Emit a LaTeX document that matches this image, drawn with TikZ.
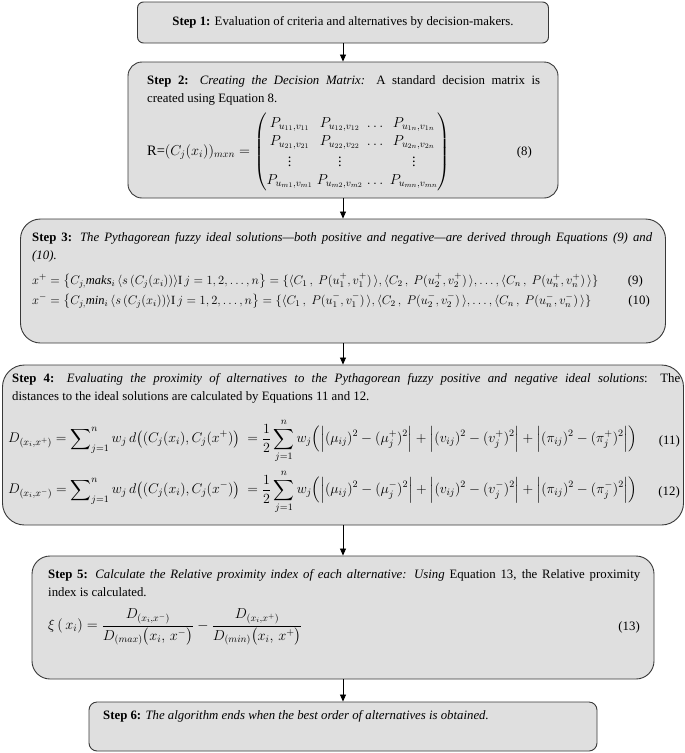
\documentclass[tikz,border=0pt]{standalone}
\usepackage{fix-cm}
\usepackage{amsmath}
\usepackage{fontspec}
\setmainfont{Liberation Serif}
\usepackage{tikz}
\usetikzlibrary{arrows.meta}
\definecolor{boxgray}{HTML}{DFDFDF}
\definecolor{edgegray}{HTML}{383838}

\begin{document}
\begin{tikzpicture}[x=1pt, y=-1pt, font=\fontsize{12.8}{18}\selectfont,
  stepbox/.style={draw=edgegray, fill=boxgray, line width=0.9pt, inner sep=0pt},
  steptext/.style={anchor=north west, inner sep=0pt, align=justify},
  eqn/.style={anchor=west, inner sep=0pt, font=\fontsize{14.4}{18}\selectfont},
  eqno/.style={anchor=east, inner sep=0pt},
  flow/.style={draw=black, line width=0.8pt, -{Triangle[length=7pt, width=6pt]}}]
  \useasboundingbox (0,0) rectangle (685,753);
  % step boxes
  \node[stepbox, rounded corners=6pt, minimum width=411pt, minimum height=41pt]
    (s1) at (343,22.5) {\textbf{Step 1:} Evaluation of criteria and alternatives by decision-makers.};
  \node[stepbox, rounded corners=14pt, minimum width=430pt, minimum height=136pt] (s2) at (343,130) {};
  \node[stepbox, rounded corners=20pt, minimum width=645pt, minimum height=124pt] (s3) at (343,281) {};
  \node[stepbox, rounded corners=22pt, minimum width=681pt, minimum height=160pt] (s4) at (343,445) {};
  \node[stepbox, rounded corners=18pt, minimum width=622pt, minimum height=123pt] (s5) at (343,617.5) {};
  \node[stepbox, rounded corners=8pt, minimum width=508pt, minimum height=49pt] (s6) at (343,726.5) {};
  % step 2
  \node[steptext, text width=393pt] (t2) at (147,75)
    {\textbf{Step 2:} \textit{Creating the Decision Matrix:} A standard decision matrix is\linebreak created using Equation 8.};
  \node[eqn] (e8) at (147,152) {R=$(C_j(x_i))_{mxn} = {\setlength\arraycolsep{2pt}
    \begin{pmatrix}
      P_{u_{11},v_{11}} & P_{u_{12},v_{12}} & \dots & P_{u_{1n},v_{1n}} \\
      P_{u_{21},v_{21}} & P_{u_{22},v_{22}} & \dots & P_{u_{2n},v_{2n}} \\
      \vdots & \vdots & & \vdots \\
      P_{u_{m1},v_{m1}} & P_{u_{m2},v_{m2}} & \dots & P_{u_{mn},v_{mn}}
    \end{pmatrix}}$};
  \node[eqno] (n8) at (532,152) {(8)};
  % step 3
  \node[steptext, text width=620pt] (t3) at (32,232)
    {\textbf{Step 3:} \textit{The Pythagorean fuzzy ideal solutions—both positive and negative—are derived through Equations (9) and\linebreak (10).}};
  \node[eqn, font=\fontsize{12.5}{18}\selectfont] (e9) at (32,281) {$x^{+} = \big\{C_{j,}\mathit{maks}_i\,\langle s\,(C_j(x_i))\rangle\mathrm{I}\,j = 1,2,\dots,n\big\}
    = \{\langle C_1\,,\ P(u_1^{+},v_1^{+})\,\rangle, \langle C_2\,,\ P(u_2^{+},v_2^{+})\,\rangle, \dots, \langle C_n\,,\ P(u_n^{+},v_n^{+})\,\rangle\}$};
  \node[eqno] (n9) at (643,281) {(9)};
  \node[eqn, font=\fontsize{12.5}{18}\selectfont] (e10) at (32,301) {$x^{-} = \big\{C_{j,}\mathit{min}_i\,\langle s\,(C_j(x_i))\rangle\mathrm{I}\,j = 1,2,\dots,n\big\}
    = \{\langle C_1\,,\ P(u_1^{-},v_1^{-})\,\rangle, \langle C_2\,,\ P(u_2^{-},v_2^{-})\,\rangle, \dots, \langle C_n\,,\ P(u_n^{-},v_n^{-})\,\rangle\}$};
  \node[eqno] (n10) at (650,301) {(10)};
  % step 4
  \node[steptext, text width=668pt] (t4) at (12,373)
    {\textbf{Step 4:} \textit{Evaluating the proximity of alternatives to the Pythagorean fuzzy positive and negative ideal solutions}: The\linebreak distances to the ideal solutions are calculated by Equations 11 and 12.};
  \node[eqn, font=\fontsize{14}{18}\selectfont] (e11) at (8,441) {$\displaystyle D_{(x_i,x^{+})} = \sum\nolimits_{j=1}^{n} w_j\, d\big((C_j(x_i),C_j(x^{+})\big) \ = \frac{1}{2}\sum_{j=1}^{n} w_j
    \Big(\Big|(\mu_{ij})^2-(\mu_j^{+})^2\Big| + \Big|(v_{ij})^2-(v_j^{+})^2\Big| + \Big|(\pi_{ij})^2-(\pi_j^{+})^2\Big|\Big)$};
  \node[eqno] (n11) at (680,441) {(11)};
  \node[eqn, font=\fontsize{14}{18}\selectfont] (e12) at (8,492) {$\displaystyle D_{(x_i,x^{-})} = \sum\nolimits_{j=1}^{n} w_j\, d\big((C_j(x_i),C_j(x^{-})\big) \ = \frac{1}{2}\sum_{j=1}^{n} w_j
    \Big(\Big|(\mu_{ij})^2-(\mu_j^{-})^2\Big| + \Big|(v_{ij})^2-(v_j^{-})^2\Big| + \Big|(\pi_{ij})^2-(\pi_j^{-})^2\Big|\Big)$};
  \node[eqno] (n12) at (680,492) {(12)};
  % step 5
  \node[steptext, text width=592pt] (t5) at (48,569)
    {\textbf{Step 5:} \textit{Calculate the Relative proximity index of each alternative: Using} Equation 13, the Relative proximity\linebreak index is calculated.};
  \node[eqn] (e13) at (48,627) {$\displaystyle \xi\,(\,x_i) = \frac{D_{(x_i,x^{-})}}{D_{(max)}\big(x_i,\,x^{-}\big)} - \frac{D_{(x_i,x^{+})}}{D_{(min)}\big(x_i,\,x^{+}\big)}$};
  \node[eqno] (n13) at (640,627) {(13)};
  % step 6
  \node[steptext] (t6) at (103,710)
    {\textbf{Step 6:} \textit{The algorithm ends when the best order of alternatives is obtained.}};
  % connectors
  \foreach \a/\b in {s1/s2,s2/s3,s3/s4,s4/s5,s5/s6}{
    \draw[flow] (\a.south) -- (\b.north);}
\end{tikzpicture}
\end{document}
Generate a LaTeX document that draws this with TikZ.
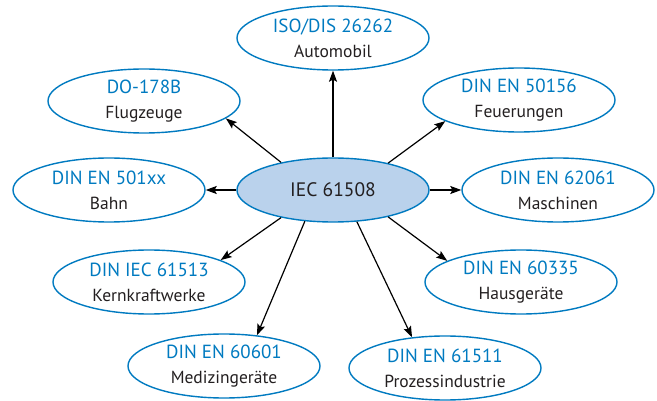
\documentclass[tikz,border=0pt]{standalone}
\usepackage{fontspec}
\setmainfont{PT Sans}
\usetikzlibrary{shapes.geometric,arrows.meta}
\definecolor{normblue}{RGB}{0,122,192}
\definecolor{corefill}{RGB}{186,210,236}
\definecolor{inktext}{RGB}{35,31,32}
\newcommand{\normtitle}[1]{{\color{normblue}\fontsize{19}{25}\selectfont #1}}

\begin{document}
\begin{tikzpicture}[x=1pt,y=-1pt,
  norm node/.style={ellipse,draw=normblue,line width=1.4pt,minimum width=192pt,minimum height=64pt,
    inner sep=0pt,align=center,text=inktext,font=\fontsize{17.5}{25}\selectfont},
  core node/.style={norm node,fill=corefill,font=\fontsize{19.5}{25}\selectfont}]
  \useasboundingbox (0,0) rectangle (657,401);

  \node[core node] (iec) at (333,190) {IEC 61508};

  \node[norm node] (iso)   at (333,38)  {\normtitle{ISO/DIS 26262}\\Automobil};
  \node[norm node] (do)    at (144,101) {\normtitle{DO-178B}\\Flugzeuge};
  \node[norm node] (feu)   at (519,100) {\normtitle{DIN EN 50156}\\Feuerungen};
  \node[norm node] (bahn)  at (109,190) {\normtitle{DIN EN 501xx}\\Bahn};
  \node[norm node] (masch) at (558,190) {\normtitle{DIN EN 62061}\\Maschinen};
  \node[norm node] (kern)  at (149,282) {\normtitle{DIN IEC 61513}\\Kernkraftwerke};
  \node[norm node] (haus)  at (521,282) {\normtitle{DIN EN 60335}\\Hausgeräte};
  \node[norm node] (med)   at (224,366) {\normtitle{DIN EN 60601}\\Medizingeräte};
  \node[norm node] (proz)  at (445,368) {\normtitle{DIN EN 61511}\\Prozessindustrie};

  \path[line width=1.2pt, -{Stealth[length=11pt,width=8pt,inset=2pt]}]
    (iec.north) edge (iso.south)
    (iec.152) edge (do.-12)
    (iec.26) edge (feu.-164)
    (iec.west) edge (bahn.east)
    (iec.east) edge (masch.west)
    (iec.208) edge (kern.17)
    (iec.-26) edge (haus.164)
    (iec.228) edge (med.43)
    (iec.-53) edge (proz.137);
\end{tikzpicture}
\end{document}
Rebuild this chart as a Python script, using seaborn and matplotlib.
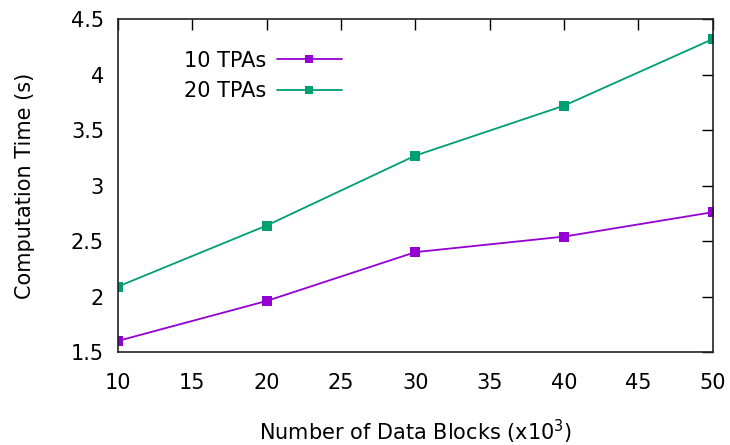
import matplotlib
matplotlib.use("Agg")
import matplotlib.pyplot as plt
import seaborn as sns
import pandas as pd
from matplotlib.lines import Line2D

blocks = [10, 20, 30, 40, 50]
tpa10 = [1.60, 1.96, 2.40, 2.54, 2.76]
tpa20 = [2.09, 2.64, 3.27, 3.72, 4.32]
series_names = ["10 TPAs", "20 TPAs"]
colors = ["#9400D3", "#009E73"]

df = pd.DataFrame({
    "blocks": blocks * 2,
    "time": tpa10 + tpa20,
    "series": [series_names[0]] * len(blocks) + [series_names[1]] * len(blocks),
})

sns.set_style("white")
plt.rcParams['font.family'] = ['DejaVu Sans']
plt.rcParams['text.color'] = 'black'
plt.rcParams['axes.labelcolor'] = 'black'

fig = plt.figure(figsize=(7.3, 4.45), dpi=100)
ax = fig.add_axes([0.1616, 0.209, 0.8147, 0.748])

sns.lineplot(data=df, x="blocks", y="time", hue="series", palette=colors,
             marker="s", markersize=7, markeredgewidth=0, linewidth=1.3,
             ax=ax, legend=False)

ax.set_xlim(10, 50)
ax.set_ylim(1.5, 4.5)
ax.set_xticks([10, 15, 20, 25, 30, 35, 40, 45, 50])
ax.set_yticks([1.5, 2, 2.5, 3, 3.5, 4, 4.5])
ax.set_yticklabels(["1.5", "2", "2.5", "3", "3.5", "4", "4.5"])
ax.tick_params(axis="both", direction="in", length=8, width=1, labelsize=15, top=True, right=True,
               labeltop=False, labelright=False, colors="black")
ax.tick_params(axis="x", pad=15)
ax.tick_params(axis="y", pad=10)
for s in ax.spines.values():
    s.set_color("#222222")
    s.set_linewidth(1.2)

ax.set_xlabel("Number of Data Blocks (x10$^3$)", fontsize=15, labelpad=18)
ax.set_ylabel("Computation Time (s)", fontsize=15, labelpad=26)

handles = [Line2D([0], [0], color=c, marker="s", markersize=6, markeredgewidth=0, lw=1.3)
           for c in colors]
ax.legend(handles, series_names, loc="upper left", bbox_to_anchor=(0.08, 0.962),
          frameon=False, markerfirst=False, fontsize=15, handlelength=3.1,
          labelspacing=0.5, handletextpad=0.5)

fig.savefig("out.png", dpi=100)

══════════

**Written task**:
Using the material above, copy every line in which the string "seaborn" occurs.

**Exercise solution**:
Rebuild this chart as a Python script, using seaborn and matplotlib.
import seaborn as sns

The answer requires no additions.